The latter was detained without charge or trial in 2018 and remains behind bars.
Adel al-Saeed of ESOHR said that Saudi Arabia was not releasing political prisoners even after they had served their prison term.
While the Saudi regime has always been brutal towards those demanding basic rights, the campaign of oppression has intensified since the ascent of MbS to power.
Scores of academics, human rights activists, lawyers, preachers, economists and women’s rights activists have been arrested and languish in prison.
There is no codified law in Saudi Arabia.
The whim of the presiding judge passes for law.
Judges are notorious for pandering to MbS’ wishes.
They know that any person who has been arrested has clearly run afoul of the crown prince.
They are sentenced to harsh prison terms.

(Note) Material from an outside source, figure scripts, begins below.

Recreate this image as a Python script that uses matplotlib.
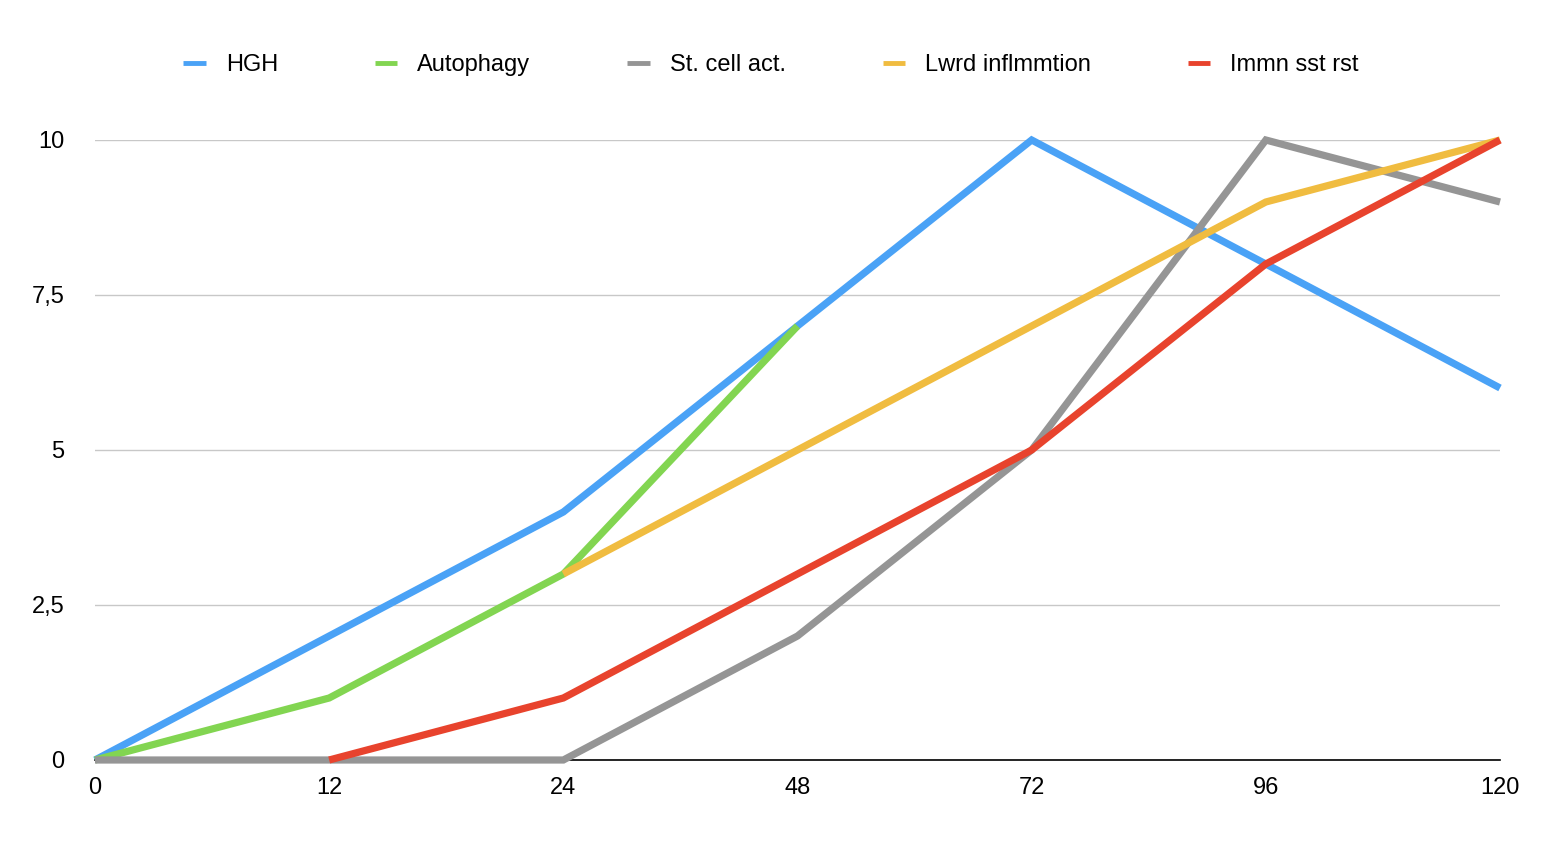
import matplotlib.pyplot as plt
import numpy as np

horas = ['0', '12', '24', '48', '72', '96', '120']
nan = np.nan
hgh = [0, 2, 4, 7, 10, 8, 6]
autofagia = [0, 1, 3, 7, nan, nan, nan]
celulas = [0, 0, 0, 2, 5, 10, 9]
inflamacion = [nan, nan, 3, 5, 7, 9, 10]
inmune = [nan, 0, 1, 3, 5, 8, 10]

series = [
    ('HGH', hgh, '#4AA2F6'),
    ('Autophagy', autofagia, '#82D551'),
    ('St. cell act.', celulas, '#959595'),
    ('Lwrd inflmmtion', inflamacion, '#F0BC40'),
    ('Immn sst rst', inmune, '#E8432D'),
]

plt.rcParams['font.family'] = ['Liberation Sans', 'DejaVu Sans']

fig = plt.figure(figsize=(15.66, 8.52), dpi=100)
ax = fig.add_axes([95 / 1566, 92 / 852, 1405 / 1566, 620 / 852])

x = np.arange(len(horas))
for i, (nombre, valores, color) in enumerate(series):
    ax.plot(x, valores, color=color, linewidth=5.2, label=nombre,
            solid_capstyle='butt', solid_joinstyle='miter',
            clip_on=False, zorder=3 + i)

ax.set_xlim(0, len(horas) - 1)
ax.set_ylim(0, 10)
ax.set_xticks(x)
ax.set_xticklabels(horas)
ax.set_yticks([0, 2.5, 5, 7.5, 10])
ax.set_yticklabels(['0', '2,5', '5', '7,5', '10'])
ax.tick_params(axis='both', length=0, labelsize=17, pad=12)
ax.tick_params(axis='y', pad=22)
ax.grid(axis='y', color='#c8c8c8', linewidth=1)
ax.set_axisbelow(True)
for lado in ['top', 'right', 'left']:
    ax.spines[lado].set_visible(False)
ax.spines['bottom'].set_color('black')
ax.spines['bottom'].set_linewidth(1.2)
ax.spines['bottom'].set_zorder(2)

leg = fig.legend(loc='center', bbox_to_anchor=(771 / 1566, (852 - 65) / 852), ncol=5,
                 frameon=False, fontsize=17, handlelength=0.95, handletextpad=0.85,
                 columnspacing=4.1)
for linea in leg.get_lines():
    linea.set_linewidth(3.5)

fig.savefig('out.png', dpi=100)
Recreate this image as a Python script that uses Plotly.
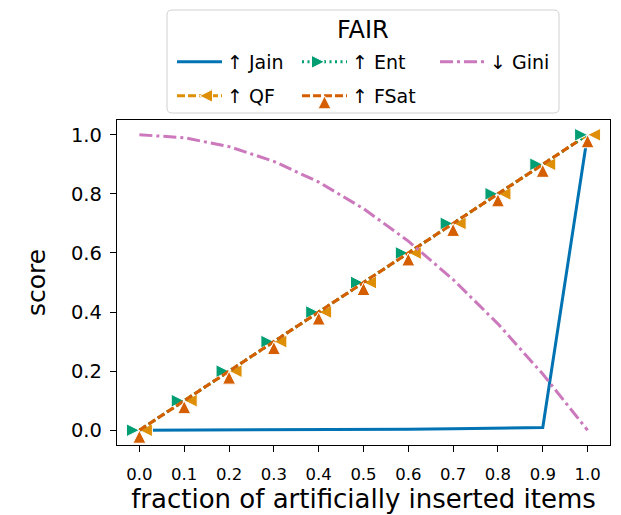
import plotly.graph_objects as go

# fraction of artificially inserted items
fraction = [0.0, 0.1, 0.2, 0.3, 0.4, 0.5, 0.6, 0.7, 0.8, 0.9, 1.0]

# fairness scores per metric
jain = [0.0, 0.0003, 0.0007, 0.0012, 0.0018, 0.0025, 0.0035, 0.0048, 0.0065, 0.009, 1.0]
qf = [0.0, 0.1, 0.2, 0.3, 0.4, 0.5, 0.6, 0.7, 0.8, 0.9, 1.0]
ent = [0.0, 0.1, 0.2, 0.3, 0.4, 0.5, 0.6, 0.7, 0.8, 0.9, 1.0]
fsat = [0.0, 0.1, 0.2, 0.3, 0.4, 0.5, 0.6, 0.7, 0.8, 0.9, 1.0]
gini = [1.0, 0.99, 0.96, 0.91, 0.84, 0.75, 0.64, 0.51, 0.36, 0.19, 0.0]

x_ticks = [0.0, 0.1, 0.2, 0.3, 0.4, 0.5, 0.6, 0.7, 0.8, 0.9, 1.0]
y_ticks = [0.0, 0.2, 0.4, 0.6, 0.8, 1.0]

FONT = "DejaVu Sans"
TXT = "#000000"
W, H = 621, 515
ML, MR, MT, MB = 117, 11, 120, 70
PW, PH = W - ML - MR, H - MT - MB


def px_x(p):
    return (p - ML) / PW


def px_y(p):
    return (H - MB - p) / PH


fig = go.Figure()

series = [
    dict(name="↑ Jain", y=jain, color="#0173B2", dash="solid", symbol=None, legend="legend"),
    dict(name="↑ QF", y=qf, color="#DE8F05", dash="8px,3px", symbol="arrow-left", legend="legend4"),
    dict(name="↑ Ent", y=ent, color="#029E73", dash="2px,3.5px", symbol="arrow-right", legend="legend2"),
    dict(name="↑ FSat", y=fsat, color="#D55E00", dash="8px,3px", symbol="arrow-up", legend="legend5"),
    dict(name="↓ Gini", y=gini, color="#CC78BC", dash="13px,4px,3px,4px", symbol=None, legend="legend3"),
]

for s in series:
    kw = dict(
        x=fraction, y=s["y"], name=s["name"], legend=s["legend"], showlegend=True,
        line=dict(color=s["color"], width=3, dash=s["dash"]),
    )
    if s["symbol"]:
        kw["mode"] = "lines+markers"
        kw["marker"] = dict(symbol=s["symbol"], size=13, color=s["color"],
                            line=dict(color="white", width=1))
    else:
        kw["mode"] = "lines"
    fig.add_trace(go.Scatter(**kw))

# legend frame with rounded corners
x0, x1 = px_x(167), px_x(559)
y0, y1 = px_y(113), px_y(10)
rx, ry = 5 / PW, 5 / PH
path = (f"M {x0 + rx},{y0} L {x1 - rx},{y0} Q {x1},{y0} {x1},{y0 + ry} "
        f"L {x1},{y1 - ry} Q {x1},{y1} {x1 - rx},{y1} L {x0 + rx},{y1} "
        f"Q {x0},{y1} {x0},{y1 - ry} L {x0},{y0 + ry} Q {x0},{y0} {x0 + rx},{y0} Z")
fig.add_shape(type="path", path=path, xref="paper", yref="paper",
              line=dict(color="#d0d0d0", width=1), fillcolor="rgba(255,255,255,0.8)",
              layer="above")

fig.add_annotation(text="FAIR", x=px_x(363), y=px_y(30), xref="paper", yref="paper",
                   showarrow=False, font=dict(family=FONT, size=24, color=TXT),
                   xanchor="center", yanchor="middle")

leg_common = dict(font=dict(family=FONT, size=19, color=TXT),
                  bgcolor="rgba(0,0,0,0)", borderwidth=0, xanchor="left",
                  yanchor="middle", orientation="h", itemwidth=45)
row1, row2 = px_y(62), px_y(96)
col1, col2, col3 = px_x(172), px_x(297), px_x(435)

axis_common = dict(
    showline=True, linecolor="black", linewidth=1.3, mirror=True,
    ticks="outside", ticklen=6, tickwidth=1.2, tickcolor="black",
    showgrid=False, zeroline=False, automargin=False,
)

fig.update_layout(
    width=W, height=H,
    margin=dict(l=ML, r=MR, t=MT, b=MB),
    paper_bgcolor="white", plot_bgcolor="white",
    font=dict(family=FONT, color=TXT),
    showlegend=True,
    legend=dict(x=col1, y=row1, **leg_common),
    legend2=dict(x=col2, y=row1, **leg_common),
    legend3=dict(x=col3, y=row1, **leg_common),
    legend4=dict(x=col1, y=row2, **leg_common),
    legend5=dict(x=col2, y=row2, **leg_common),
    xaxis=dict(range=[-0.05, 1.05], tickvals=x_ticks,
               ticktext=[f"{v:.1f}" for v in x_ticks],
               tickfont=dict(family=FONT, size=16.5, color=TXT),
               ticklabelstandoff=8,
               title=dict(text="fraction of artificially inserted items",
                          font=dict(family=FONT, size=26, color=TXT), standoff=6),
               **axis_common),
    yaxis=dict(range=[-0.05, 1.05], tickvals=y_ticks,
               ticktext=[f"{v:.1f}" for v in y_ticks],
               tickfont=dict(family=FONT, size=19.5, color=TXT),
               ticklabelstandoff=4,
               title=dict(text="score",
                          font=dict(family=FONT, size=25, color=TXT), standoff=18),
               **axis_common),
)

fig.write_html("out.html")
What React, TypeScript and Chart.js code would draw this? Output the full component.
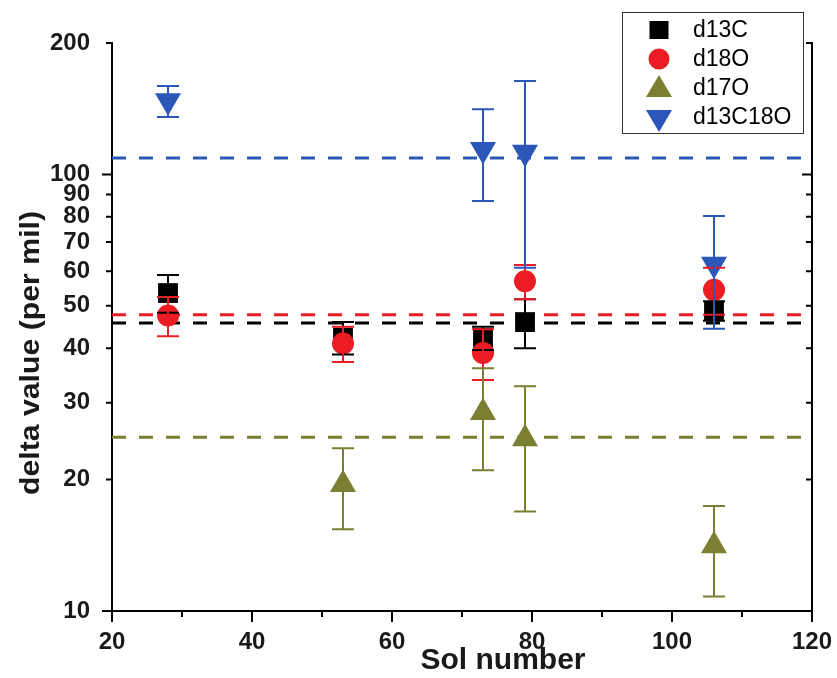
import React, { useEffect, useRef } from "react";
import { Chart, registerables } from "chart.js";

Chart.register(...registerables);

// ---- data ----
const solD13C = [28, 53, 73, 79, 106];
const d13C = [53.5, 42.3, 42.2, 45.9, 48.7];
const d13CErr = [5.3, 3.6, 2.6, 5.9, 2.5];

const solD18O = [28, 53, 73, 79, 106];
const d18O = [47.5, 41.0, 39.0, 56.9, 54.4];
const d18OErr = [4.9, 3.8, 5.2, 5.1, 6.7];

const solD17O = [53, 73, 79, 106];
const d17O = [19.5, 28.5, 24.8, 14.1];
const d17OErr = [4.1, 7.5, 7.9, 3.3];

const solD13C18O = [28, 73, 79, 106];
const d13C18O = [147.4, 114.0, 112.4, 62.3];
const d13C18OErr = [12.0, 27.1, 51.3, 18.0];

const meanD13C = 45.7;
const meanD18O = 47.7;
const meanD17O = 25.0;
const meanD13C18O = 109.0;

const seriesLabels = ["d13C", "d18O", "d17O", "d13C18O"];
const yTickValues = [10, 20, 30, 40, 50, 60, 70, 80, 90, 100, 200];
const yMajorTicks = [10, 100];
const xTickValues = [20, 40, 60, 80, 100, 120];
const xMinorTicks = [30, 50, 70, 90, 110];
const xRange = [20, 120];
const yRange = [10, 200];

const BLACK = "#000000";
const RED = "#ec1c24";
const OLIVE = "#7b7f32";
const BLUE = "#2a57b8";
const FONT = '"Liberation Sans", Arial, sans-serif';

const pts = (xs: number[], ys: number[]) => xs.map((x, i) => ({ x, y: ys[i] }));
const meanLine = (v: number) => [
  { x: xRange[0], y: v },
  { x: xRange[1], y: v },
];

const errorBarPlugin = {
  id: "errorBars",
  afterDatasetsDraw(chart: any) {
    const { ctx } = chart;
    const xs = chart.scales.x;
    const ys = chart.scales.y;
    ctx.save();
    chart.data.datasets.forEach((ds: any) => {
      if (!ds.errors) return;
      ctx.strokeStyle = ds.backgroundColor;
      ctx.lineWidth = 2;
      ds.data.forEach((p: any, j: number) => {
        const e = ds.errors[j];
        const px = xs.getPixelForValue(p.x);
        const top = ys.getPixelForValue(p.y + e);
        const bot = ys.getPixelForValue(p.y - e);
        ctx.beginPath();
        ctx.moveTo(px, top);
        ctx.lineTo(px, bot);
        ctx.moveTo(px - 11, top);
        ctx.lineTo(px + 11, top);
        ctx.moveTo(px - 11, bot);
        ctx.lineTo(px + 11, bot);
        ctx.stroke();
      });
    });
    ctx.restore();
  },
};

function drawMarker(ctx: CanvasRenderingContext2D, style: string, x: number, y: number, color: string) {
  ctx.fillStyle = color;
  ctx.beginPath();
  if (style === "rect") {
    ctx.rect(x - 9.5, y - 9, 19, 18);
  } else if (style === "circle") {
    ctx.arc(x, y, 10.5, 0, Math.PI * 2);
  } else if (style === "up") {
    ctx.moveTo(x, y - 11);
    ctx.lineTo(x + 13, y + 11);
    ctx.lineTo(x - 13, y + 11);
    ctx.closePath();
  } else {
    ctx.moveTo(x - 13, y - 11);
    ctx.lineTo(x + 13, y - 11);
    ctx.lineTo(x, y + 11);
    ctx.closePath();
  }
  ctx.fill();
}

const framePlugin = {
  id: "frame",
  afterDraw(chart: any) {
    const { ctx, chartArea } = chart;
    const xs = chart.scales.x;
    const ys = chart.scales.y;
    const { left, right, top, bottom } = chartArea;
    ctx.save();
    ctx.strokeStyle = "#000";
    ctx.lineWidth = 2;
    // right axis line
    ctx.beginPath();
    ctx.moveTo(right, top - 1);
    ctx.lineTo(right, bottom + 1);
    ctx.stroke();
    // y ticks left (outward) and right (inward)
    yTickValues.forEach((v) => {
      const py = ys.getPixelForValue(v);
      const len = yMajorTicks.includes(v) ? 10 : 6;
      ctx.beginPath();
      ctx.moveTo(left - len, py);
      ctx.lineTo(left, py);
      ctx.moveTo(right - len, py);
      ctx.lineTo(right, py);
      ctx.stroke();
    });
    // x ticks bottom (outward)
    xTickValues.forEach((v) => {
      const px = xs.getPixelForValue(v);
      ctx.beginPath();
      ctx.moveTo(px, bottom);
      ctx.lineTo(px, bottom + 11);
      ctx.stroke();
    });
    xMinorTicks.forEach((v) => {
      const px = xs.getPixelForValue(v);
      ctx.beginPath();
      ctx.moveTo(px, bottom);
      ctx.lineTo(px, bottom + 6);
      ctx.stroke();
    });

    // axis titles
    ctx.fillStyle = "#1a1a1a";
    ctx.textAlign = "center";
    ctx.textBaseline = "middle";
    ctx.font = `bold 30px ${FONT}`;
    ctx.fillText("Sol number", 503, 661);

    ctx.save();
    ctx.translate(30, 353);
    ctx.rotate(-Math.PI / 2);
    ctx.scale(1.08, 1);
    ctx.font = `bold 28px ${FONT}`;
    ctx.fillText("delta value (per mil)", 0, 1);
    ctx.restore();

    // legend
    const bx = 622, by = 12, bw = 181, bh = 121;
    ctx.fillStyle = "#fff";
    ctx.fillRect(bx, by, bw, bh);
    ctx.lineWidth = 1;
    ctx.strokeStyle = "#333";
    ctx.strokeRect(bx + 0.5, by + 0.5, bw, bh);
    const styles = ["rect", "circle", "up", "down"];
    const rowsY = [30, 59, 88, 117];
    const markerY = [30, 59, 86, 121];
    ctx.font = `23px ${FONT}`;
    ctx.textAlign = "left";
    ctx.textBaseline = "middle";
    chart.data.datasets.slice(0, 4).forEach((ds: any, i: number) => {
      drawMarker(ctx, styles[i], 659, markerY[i], ds.backgroundColor);
      ctx.fillStyle = "#000";
      ctx.fillText(ds.label, 693, rowsY[i] + 1);
    });
    ctx.restore();
  },
};

function buildConfig(): any {
  const markerDs = (label: string, xs: number[], ys: number[], errs: number[], color: string, style: string, radius: number, rotation: number, order: number) => ({
    type: "scatter",
    label,
    data: pts(xs, ys),
    errors: errs,
    backgroundColor: color,
    borderColor: color,
    borderWidth: 0,
    pointStyle: style,
    pointRadius: radius,
    pointRotation: rotation,
    pointHoverRadius: radius,
    showLine: false,
    order,
  });
  const lineDs = (label: string, v: number, color: string) => ({
    type: "line",
    label,
    data: meanLine(v),
    borderColor: color,
    backgroundColor: color,
    borderWidth: 3,
    borderDash: [14, 13],
    pointRadius: 0,
    fill: false,
    order: 10,
  });
  return {
    type: "scatter",
    data: {
      datasets: [
        markerDs(seriesLabels[0], solD13C, d13C, d13CErr, BLACK, "rect", 14, 0, 4),
        markerDs(seriesLabels[1], solD18O, d18O, d18OErr, RED, "circle", 11, 0, 3),
        markerDs(seriesLabels[2], solD17O, d17O, d17OErr, OLIVE, "triangle", 15, 0, 2),
        markerDs(seriesLabels[3], solD13C18O, d13C18O, d13C18OErr, BLUE, "triangle", 15, 180, 1),
        lineDs("mean d13C", meanD13C, BLACK),
        lineDs("mean d18O", meanD18O, RED),
        lineDs("mean d17O", meanD17O, OLIVE),
        lineDs("mean d13C18O", meanD13C18O, BLUE),
      ],
    },
    options: {
      responsive: false,
      animation: false,
      events: [],
      layout: { padding: { top: 43, right: 25, left: 0, bottom: 0 } },
      plugins: {
        legend: { display: false },
        tooltip: { enabled: false },
        title: { display: false },
      },
      scales: {
        x: {
          type: "linear",
          min: xRange[0],
          max: xRange[1],
          afterBuildTicks: (s: any) => {
            s.ticks = xTickValues.map((v) => ({ value: v }));
          },
          afterFit: (s: any) => {
            s.height = 67;
            s.paddingLeft = 0;
            s.paddingRight = 0;
          },
          grid: { display: false, drawTicks: false },
          border: { display: true, color: "#000", width: 2 },
          ticks: {
            autoSkip: false,
            maxRotation: 0,
            padding: 17,
            color: "#1a1a1a",
            font: { family: FONT, size: 24, weight: "bold" },
            callback: (v: any) => String(v),
          },
          title: { display: false },
        },
        y: {
          type: "logarithmic",
          min: yRange[0],
          max: yRange[1],
          afterBuildTicks: (s: any) => {
            s.ticks = yTickValues.map((v) => ({ value: v }));
          },
          afterFit: (s: any) => {
            s.width = 112;
            s.paddingTop = 0;
            s.paddingBottom = 0;
          },
          grid: { display: false, drawTicks: false },
          border: { display: true, color: "#000", width: 2 },
          ticks: {
            autoSkip: false,
            padding: 22,
            color: "#1a1a1a",
            font: { family: FONT, size: 24, weight: "bold" },
            callback: (v: any) => String(v),
          },
          title: { display: false },
        },
      },
    },
    plugins: [errorBarPlugin, framePlugin],
  };
}

export default function App() {
  const ref = useRef<HTMLCanvasElement>(null);
  useEffect(() => {
    if (!ref.current) return;
    const chart = new Chart(ref.current, buildConfig());
    return () => chart.destroy();
  }, []);
  return (
    <div style={{ position: "absolute", left: 0, top: 0, width: 837, height: 678, background: "#fff" }}>
      <canvas ref={ref} width={837} height={678} style={{ display: "block", width: 837, height: 678 }} />
    </div>
  );
}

Even lawyers defending clients have been sentenced to prison for the temerity of defending the accused!
They did not kill anyone.
They simply called for peace between fellow Muslims.
The case of Sheikh Salman al-Awdah is instructive.
In September 2017, he had prayed for reconciliation between Saudi Arabia and Qatar.
This was soon after MbS cut off relations with its smaller neighbour and imposed harsh sanctions on it.
In January 2021, MbS made up with Qatar and invited the Emir, Sheikh Tamim bin Hamad al-Thani to Saudi Arabia.
Relations have been fully restored.
MbS even attended the opening ceremony of the FIFA world cup two days ago (November 20) and was warmly received by Sheikh Hamad.
So, why is Sheikh Salman still in prison and facing the death sentence?
This is what Saudi Arabia, a society ruled by savages, is all about.